_Raw data_:
--------

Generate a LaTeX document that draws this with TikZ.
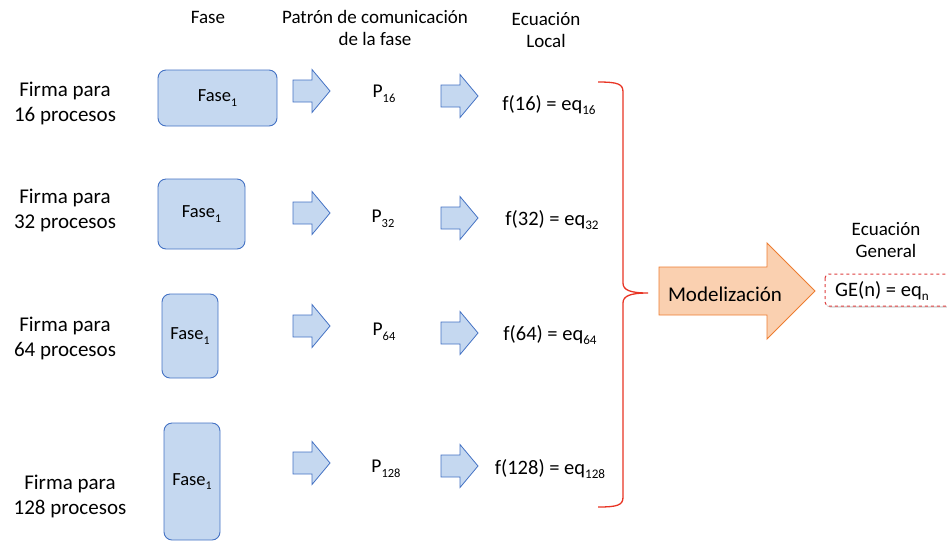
\documentclass[tikz,border=0pt]{standalone}
\usepackage{fontspec}
\setmainfont{Carlito}
\usetikzlibrary{shadows}
\definecolor{boxfill}{RGB}{197,216,240}
\definecolor{boxline}{RGB}{68,114,196}
\definecolor{modfill}{RGB}{250,208,176}
\definecolor{modline}{RGB}{237,125,49}
\definecolor{bracered}{RGB}{232,52,36}
\definecolor{dashred}{RGB}{222,62,62}
% small, well lowered subscript
\newcommand\lowsub[1]{\raisebox{-0.5ex}{\scalebox{0.64}{#1}}}
\tikzset{
  fasebox/.style={draw=boxline, fill=boxfill, rounded corners=8pt, line width=0.9pt,
    font=\fontsize{18.5}{22}\selectfont},
  lbl/.style={align=center, font=\fontsize{21}{25}\selectfont, inner sep=0pt},
  hdr/.style={align=center, font=\fontsize{19}{22}\selectfont, inner sep=0pt},
  eqn/.style={font=\fontsize{20.5}{24}\selectfont, inner sep=0pt},
  pat/.style={font=\fontsize{19.5}{23}\selectfont, inner sep=0pt},
  pics/barrow/.style={code={
    \draw[boxline, fill=boxfill, line width=0.8pt, line join=miter]
      (0,-11) -- (19,-11) -- (19,-21.5) -- (37,0) -- (19,21.5) -- (19,11) -- (0,11) -- cycle;
  }}
}
\begin{document}
\begin{tikzpicture}[x=1pt, y=-1pt]
\useasboundingbox (0,0) rectangle (947,542);

% column headers
\node[hdr] (hfase) at (208,17) {Fase};
\node[hdr] (hpat) at (375,28) {Patrón de comunicación\\de la fase};
\node[hdr] (hloc) at (546,30) {Ecuación\\Local};

% row labels
\node[lbl] (r1) at (65,103) {Firma para\\16 procesos};
\node[lbl] (r2) at (65,210) {Firma para\\32 procesos};
\node[lbl] (r3) at (65,338) {Firma para\\64 procesos};
\node[lbl] (r4) at (70,496) {Firma para\\128 procesos};

% phase boxes
\node[fasebox, minimum width=119pt, minimum height=56pt] (f1) at (217.5,98) {Fase\lowsub{1}};
\node[fasebox, minimum width=87pt, minimum height=70pt] (f2) at (201.5,214) {Fase\lowsub{1}};
\node[fasebox, minimum width=56pt, minimum height=84pt] (f3) at (190,336) {Fase\lowsub{1}};
\node[fasebox, minimum width=56pt, minimum height=117pt] (f4) at (192,481.5) {Fase\lowsub{1}};

% block arrows towards the patterns
\pic at (293,91) {barrow};
\pic at (293,213) {barrow};
\pic at (293,326) {barrow};
\pic at (293,463) {barrow};

% communication patterns
\node[pat] (p1) at (384,94) {P\lowsub{16}};
\node[pat] (p2) at (383,219) {P\lowsub{32}};
\node[pat] (p3) at (384,332) {P\lowsub{64}};
\node[pat] (p4) at (386,469) {P\lowsub{128}};

% block arrows towards the local equations
\pic at (441,96) {barrow};
\pic at (441,218) {barrow};
\pic at (441,333) {barrow};
\pic at (441,466) {barrow};

% local equations
\node[eqn] (e1) at (549,105) {f(16) = eq\lowsub{16}};
\node[eqn] (e2) at (552,220) {f(32) = eq\lowsub{32}};
\node[eqn] (e3) at (550,335) {f(64) = eq\lowsub{64}};
\node[eqn] (e4) at (550,469) {f(128) = eq\lowsub{128}};

% brace gathering the local equations
\coordinate (bt) at (598,82);
\coordinate (bm) at (648,293);
\coordinate (bb) at (598,507);
\draw[bracered, line width=1.3pt]
  (bt) .. controls (618,82) and (623,84) .. (623,92)
  -- (623,283) .. controls (623,290) and (630,293) .. (bm)
  .. controls (630,293) and (623,296) .. (623,303)
  -- (623,497) .. controls (623,505) and (618,507) .. (bb);

% modelling arrow
\draw[modline, fill=modfill, line width=0.9pt, line join=miter]
  (659,267) -- (767,267) -- (767,243) -- (815,291) -- (767,339) -- (767,315) -- (659,315) -- cycle;
\node[font=\fontsize{21}{25}\selectfont, inner sep=0pt] (mod) at (725,294) {Modelización};

% general equation
\node[hdr] (hgen) at (886,240) {Ecuación\\General};
\draw[dashred, dashed, line width=1pt, fill=white, rounded corners=4pt,
  drop shadow={shadow xshift=1pt, shadow yshift=-1.5pt, opacity=0.35}]
  (825,274) rectangle (960,306);
\node[eqn, anchor=west] (ge) at (835,291) {GE(n) = eq\lowsub{n}};
\end{tikzpicture}
\end{document}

--------

_What is expected_:
Word for word, quote the full listing, omitting every picture.

_Output of the task_:
Generate a LaTeX document that draws this with TikZ.
\documentclass[tikz,border=0pt]{standalone}
\usepackage{fontspec}
\setmainfont{Carlito}
\usetikzlibrary{shadows}
\definecolor{boxfill}{RGB}{197,216,240}
\definecolor{boxline}{RGB}{68,114,196}
\definecolor{modfill}{RGB}{250,208,176}
\definecolor{modline}{RGB}{237,125,49}
\definecolor{bracered}{RGB}{232,52,36}
\definecolor{dashred}{RGB}{222,62,62}
% small, well lowered subscript
\newcommand\lowsub[1]{\raisebox{-0.5ex}{\scalebox{0.64}{#1}}}
\tikzset{
  fasebox/.style={draw=boxline, fill=boxfill, rounded corners=8pt, line width=0.9pt,
    font=\fontsize{18.5}{22}\selectfont},
  lbl/.style={align=center, font=\fontsize{21}{25}\selectfont, inner sep=0pt},
  hdr/.style={align=center, font=\fontsize{19}{22}\selectfont, inner sep=0pt},
  eqn/.style={font=\fontsize{20.5}{24}\selectfont, inner sep=0pt},
  pat/.style={font=\fontsize{19.5}{23}\selectfont, inner sep=0pt},
  pics/barrow/.style={code={
    \draw[boxline, fill=boxfill, line width=0.8pt, line join=miter]
      (0,-11) -- (19,-11) -- (19,-21.5) -- (37,0) -- (19,21.5) -- (19,11) -- (0,11) -- cycle;
  }}
}
\begin{document}
\begin{tikzpicture}[x=1pt, y=-1pt]
\useasboundingbox (0,0) rectangle (947,542);

% column headers
\node[hdr] (hfase) at (208,17) {Fase};
\node[hdr] (hpat) at (375,28) {Patrón de comunicación\\de la fase};
\node[hdr] (hloc) at (546,30) {Ecuación\\Local};

% row labels
\node[lbl] (r1) at (65,103) {Firma para\\16 procesos};
\node[lbl] (r2) at (65,210) {Firma para\\32 procesos};
\node[lbl] (r3) at (65,338) {Firma para\\64 procesos};
\node[lbl] (r4) at (70,496) {Firma para\\128 procesos};

% phase boxes
\node[fasebox, minimum width=119pt, minimum height=56pt] (f1) at (217.5,98) {Fase\lowsub{1}};
\node[fasebox, minimum width=87pt, minimum height=70pt] (f2) at (201.5,214) {Fase\lowsub{1}};
\node[fasebox, minimum width=56pt, minimum height=84pt] (f3) at (190,336) {Fase\lowsub{1}};
\node[fasebox, minimum width=56pt, minimum height=117pt] (f4) at (192,481.5) {Fase\lowsub{1}};

% block arrows towards the patterns
\pic at (293,91) {barrow};
\pic at (293,213) {barrow};
\pic at (293,326) {barrow};
\pic at (293,463) {barrow};

% communication patterns
\node[pat] (p1) at (384,94) {P\lowsub{16}};
\node[pat] (p2) at (383,219) {P\lowsub{32}};
\node[pat] (p3) at (384,332) {P\lowsub{64}};
\node[pat] (p4) at (386,469) {P\lowsub{128}};

% block arrows towards the local equations
\pic at (441,96) {barrow};
\pic at (441,218) {barrow};
\pic at (441,333) {barrow};
\pic at (441,466) {barrow};

% local equations
\node[eqn] (e1) at (549,105) {f(16) = eq\lowsub{16}};
\node[eqn] (e2) at (552,220) {f(32) = eq\lowsub{32}};
\node[eqn] (e3) at (550,335) {f(64) = eq\lowsub{64}};
\node[eqn] (e4) at (550,469) {f(128) = eq\lowsub{128}};

% brace gathering the local equations
\coordinate (bt) at (598,82);
\coordinate (bm) at (648,293);
\coordinate (bb) at (598,507);
\draw[bracered, line width=1.3pt]
  (bt) .. controls (618,82) and (623,84) .. (623,92)
  -- (623,283) .. controls (623,290) and (630,293) .. (bm)
  .. controls (630,293) and (623,296) .. (623,303)
  -- (623,497) .. controls (623,505) and (618,507) .. (bb);

% modelling arrow
\draw[modline, fill=modfill, line width=0.9pt, line join=miter]
  (659,267) -- (767,267) -- (767,243) -- (815,291) -- (767,339) -- (767,315) -- (659,315) -- cycle;
\node[font=\fontsize{21}{25}\selectfont, inner sep=0pt] (mod) at (725,294) {Modelización};

% general equation
\node[hdr] (hgen) at (886,240) {Ecuación\\General};
\draw[dashred, dashed, line width=1pt, fill=white, rounded corners=4pt,
  drop shadow={shadow xshift=1pt, shadow yshift=-1.5pt, opacity=0.35}]
  (825,274) rectangle (960,306);
\node[eqn, anchor=west] (ge) at (835,291) {GE(n) = eq\lowsub{n}};
\end{tikzpicture}
\end{document}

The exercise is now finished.